> **WHAT IS BEING ASKED**: Leave out the pictures and reproduce all of the data exactly.

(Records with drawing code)
>>>
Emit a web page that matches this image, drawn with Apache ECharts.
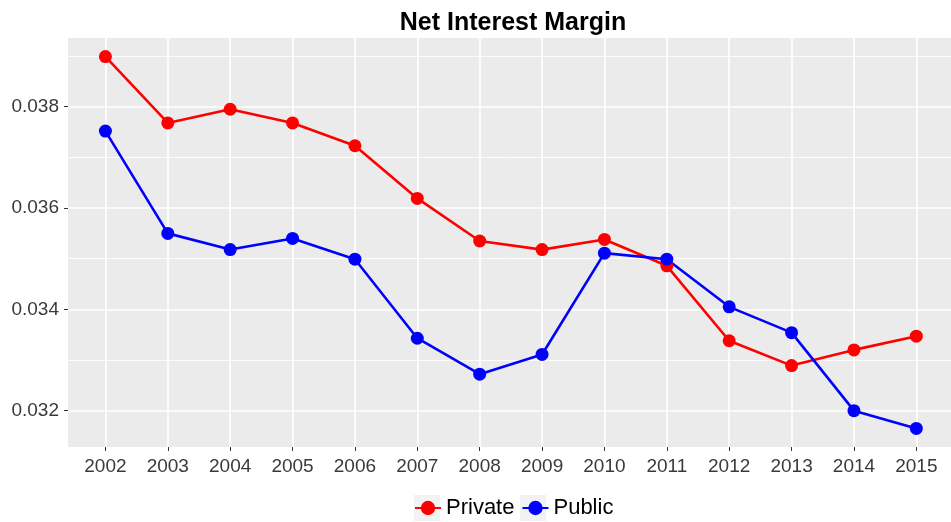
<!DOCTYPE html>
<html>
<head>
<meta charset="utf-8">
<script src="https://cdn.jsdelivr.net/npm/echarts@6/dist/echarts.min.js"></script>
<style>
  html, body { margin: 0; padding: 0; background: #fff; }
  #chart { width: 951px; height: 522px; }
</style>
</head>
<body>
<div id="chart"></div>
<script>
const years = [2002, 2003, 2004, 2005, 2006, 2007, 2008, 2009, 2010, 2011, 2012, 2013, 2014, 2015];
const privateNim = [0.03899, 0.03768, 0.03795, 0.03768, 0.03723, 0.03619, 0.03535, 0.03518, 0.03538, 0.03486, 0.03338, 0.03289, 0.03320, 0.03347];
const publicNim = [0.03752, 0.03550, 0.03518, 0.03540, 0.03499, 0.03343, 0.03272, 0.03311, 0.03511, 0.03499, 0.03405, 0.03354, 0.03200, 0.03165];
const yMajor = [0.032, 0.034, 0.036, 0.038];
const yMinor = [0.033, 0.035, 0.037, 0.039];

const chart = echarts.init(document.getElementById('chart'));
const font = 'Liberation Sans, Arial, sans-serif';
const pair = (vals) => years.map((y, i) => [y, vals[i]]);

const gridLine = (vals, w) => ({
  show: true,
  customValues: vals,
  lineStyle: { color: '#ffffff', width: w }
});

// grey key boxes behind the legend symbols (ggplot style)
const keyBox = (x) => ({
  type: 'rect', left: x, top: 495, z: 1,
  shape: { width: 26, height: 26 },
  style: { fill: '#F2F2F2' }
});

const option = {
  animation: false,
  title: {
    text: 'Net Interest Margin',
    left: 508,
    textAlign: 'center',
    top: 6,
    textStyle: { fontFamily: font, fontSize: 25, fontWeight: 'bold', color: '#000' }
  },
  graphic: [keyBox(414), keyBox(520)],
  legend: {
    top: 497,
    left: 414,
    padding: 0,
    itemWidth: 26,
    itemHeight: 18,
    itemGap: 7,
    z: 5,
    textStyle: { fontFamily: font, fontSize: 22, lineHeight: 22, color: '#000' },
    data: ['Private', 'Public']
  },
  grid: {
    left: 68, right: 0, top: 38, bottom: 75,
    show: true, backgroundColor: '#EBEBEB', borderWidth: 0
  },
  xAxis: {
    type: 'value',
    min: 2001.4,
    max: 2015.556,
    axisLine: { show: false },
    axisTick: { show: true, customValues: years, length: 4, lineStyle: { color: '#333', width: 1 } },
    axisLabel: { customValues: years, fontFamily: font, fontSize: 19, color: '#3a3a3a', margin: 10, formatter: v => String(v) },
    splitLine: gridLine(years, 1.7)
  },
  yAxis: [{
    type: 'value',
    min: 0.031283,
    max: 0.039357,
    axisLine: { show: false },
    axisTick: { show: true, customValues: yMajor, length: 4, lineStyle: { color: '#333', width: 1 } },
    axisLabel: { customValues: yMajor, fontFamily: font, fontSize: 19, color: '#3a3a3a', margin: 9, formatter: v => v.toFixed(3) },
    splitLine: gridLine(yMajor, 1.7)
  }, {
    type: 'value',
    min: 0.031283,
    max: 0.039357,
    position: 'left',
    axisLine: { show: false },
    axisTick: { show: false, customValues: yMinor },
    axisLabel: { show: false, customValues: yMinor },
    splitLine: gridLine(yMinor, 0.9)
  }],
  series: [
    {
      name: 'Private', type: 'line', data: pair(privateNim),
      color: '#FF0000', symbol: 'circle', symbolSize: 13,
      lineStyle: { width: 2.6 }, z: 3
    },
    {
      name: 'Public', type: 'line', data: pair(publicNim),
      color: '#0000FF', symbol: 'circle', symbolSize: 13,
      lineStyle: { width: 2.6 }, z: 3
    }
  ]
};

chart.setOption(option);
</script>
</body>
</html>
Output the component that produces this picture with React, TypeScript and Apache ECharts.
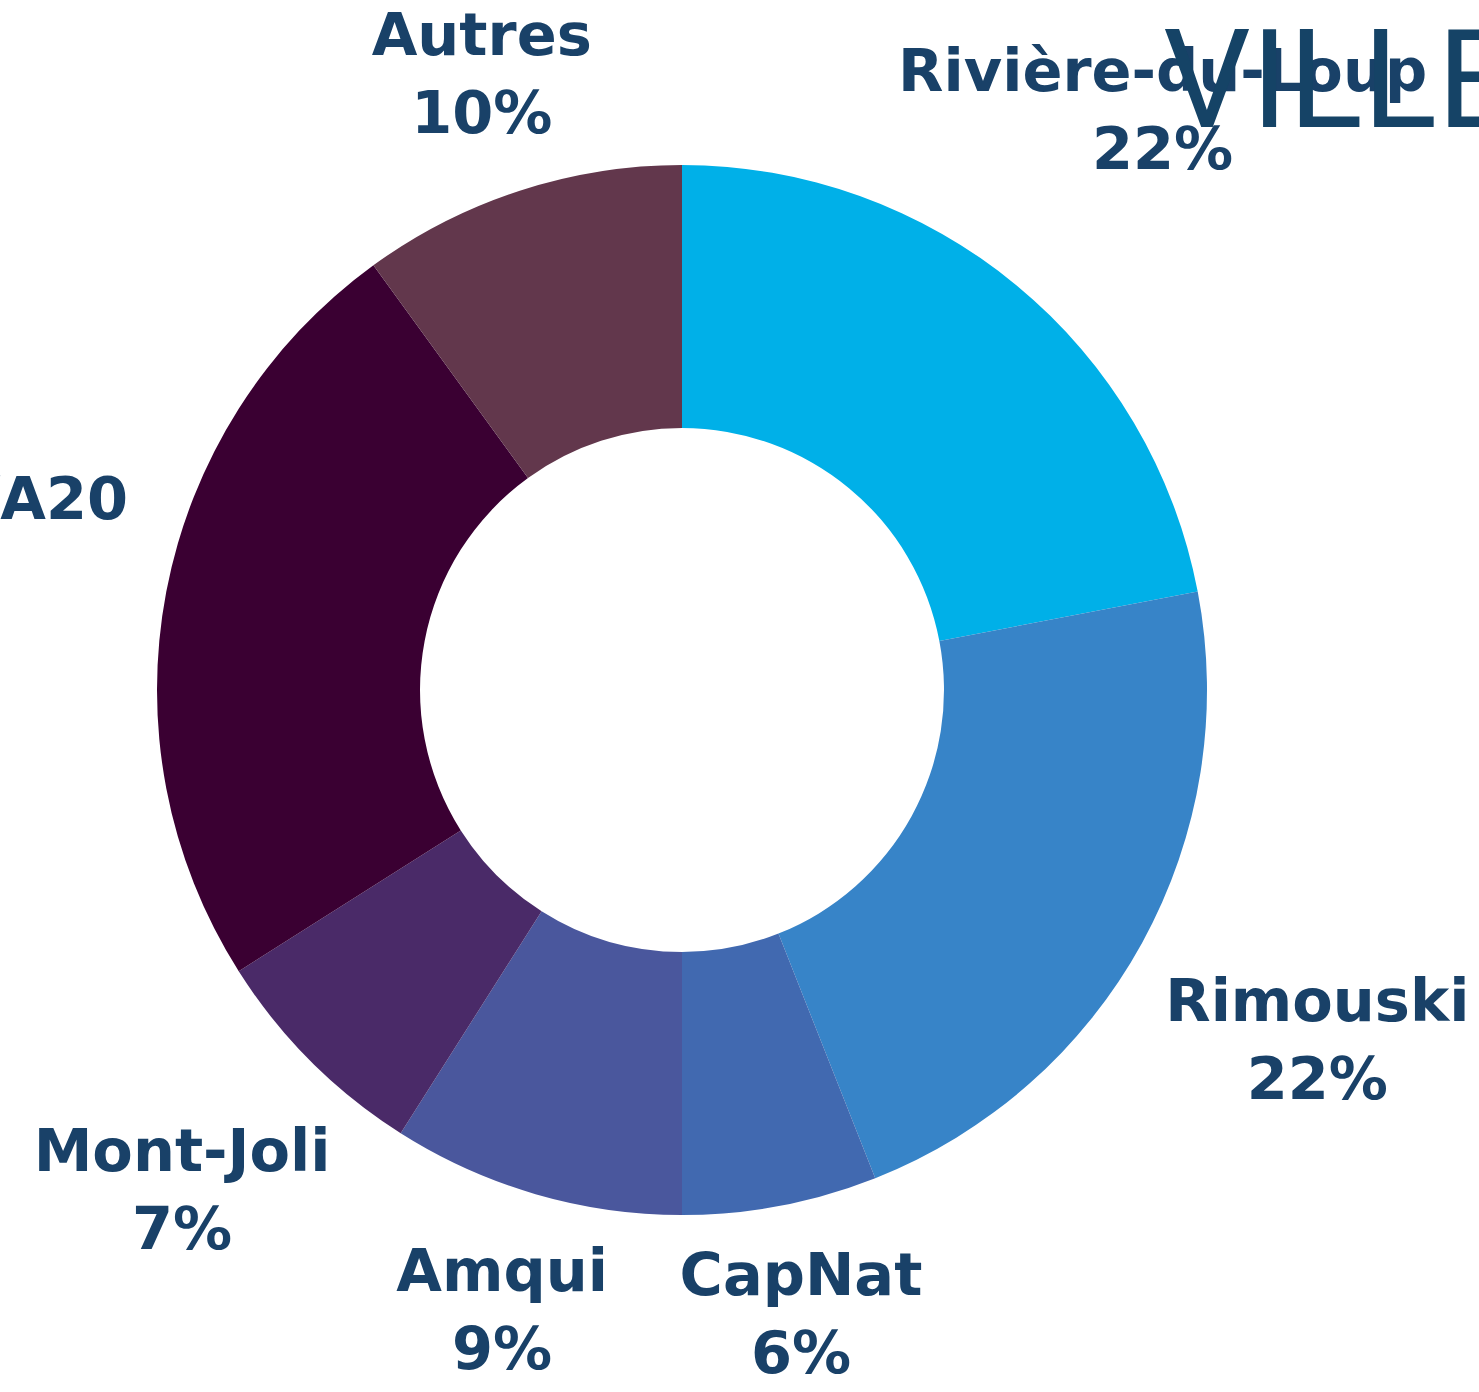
<<<
> **CORRECT ANSWER**:
Emit a web page that matches this image, drawn with Apache ECharts.
<!DOCTYPE html>
<html>
<head>
<meta charset="utf-8">
<script src="https://cdn.jsdelivr.net/npm/echarts@6/dist/echarts.min.js"></script>
<style>
  html, body { margin: 0; padding: 0; background: #fff; }
  #chart { width: 951px; height: 522px; }
</style>
</head>
<body>
<div id="chart"></div>
<script>
const years = [2002, 2003, 2004, 2005, 2006, 2007, 2008, 2009, 2010, 2011, 2012, 2013, 2014, 2015];
const privateNim = [0.03899, 0.03768, 0.03795, 0.03768, 0.03723, 0.03619, 0.03535, 0.03518, 0.03538, 0.03486, 0.03338, 0.03289, 0.03320, 0.03347];
const publicNim = [0.03752, 0.03550, 0.03518, 0.03540, 0.03499, 0.03343, 0.03272, 0.03311, 0.03511, 0.03499, 0.03405, 0.03354, 0.03200, 0.03165];
const yMajor = [0.032, 0.034, 0.036, 0.038];
const yMinor = [0.033, 0.035, 0.037, 0.039];

const chart = echarts.init(document.getElementById('chart'));
const font = 'Liberation Sans, Arial, sans-serif';
const pair = (vals) => years.map((y, i) => [y, vals[i]]);

const gridLine = (vals, w) => ({
  show: true,
  customValues: vals,
  lineStyle: { color: '#ffffff', width: w }
});

// grey key boxes behind the legend symbols (ggplot style)
const keyBox = (x) => ({
  type: 'rect', left: x, top: 495, z: 1,
  shape: { width: 26, height: 26 },
  style: { fill: '#F2F2F2' }
});

const option = {
  animation: false,
  title: {
    text: 'Net Interest Margin',
    left: 508,
    textAlign: 'center',
    top: 6,
    textStyle: { fontFamily: font, fontSize: 25, fontWeight: 'bold', color: '#000' }
  },
  graphic: [keyBox(414), keyBox(520)],
  legend: {
    top: 497,
    left: 414,
    padding: 0,
    itemWidth: 26,
    itemHeight: 18,
    itemGap: 7,
    z: 5,
    textStyle: { fontFamily: font, fontSize: 22, lineHeight: 22, color: '#000' },
    data: ['Private', 'Public']
  },
  grid: {
    left: 68, right: 0, top: 38, bottom: 75,
    show: true, backgroundColor: '#EBEBEB', borderWidth: 0
  },
  xAxis: {
    type: 'value',
    min: 2001.4,
    max: 2015.556,
    axisLine: { show: false },
    axisTick: { show: true, customValues: years, length: 4, lineStyle: { color: '#333', width: 1 } },
    axisLabel: { customValues: years, fontFamily: font, fontSize: 19, color: '#3a3a3a', margin: 10, formatter: v => String(v) },
    splitLine: gridLine(years, 1.7)
  },
  yAxis: [{
    type: 'value',
    min: 0.031283,
    max: 0.039357,
    axisLine: { show: false },
    axisTick: { show: true, customValues: yMajor, length: 4, lineStyle: { color: '#333', width: 1 } },
    axisLabel: { customValues: yMajor, fontFamily: font, fontSize: 19, color: '#3a3a3a', margin: 9, formatter: v => v.toFixed(3) },
    splitLine: gridLine(yMajor, 1.7)
  }, {
    type: 'value',
    min: 0.031283,
    max: 0.039357,
    position: 'left',
    axisLine: { show: false },
    axisTick: { show: false, customValues: yMinor },
    axisLabel: { show: false, customValues: yMinor },
    splitLine: gridLine(yMinor, 0.9)
  }],
  series: [
    {
      name: 'Private', type: 'line', data: pair(privateNim),
      color: '#FF0000', symbol: 'circle', symbolSize: 13,
      lineStyle: { width: 2.6 }, z: 3
    },
    {
      name: 'Public', type: 'line', data: pair(publicNim),
      color: '#0000FF', symbol: 'circle', symbolSize: 13,
      lineStyle: { width: 2.6 }, z: 3
    }
  ]
};

chart.setOption(option);
</script>
</body>
</html>
Output the component that produces this picture with React, TypeScript and Apache ECharts.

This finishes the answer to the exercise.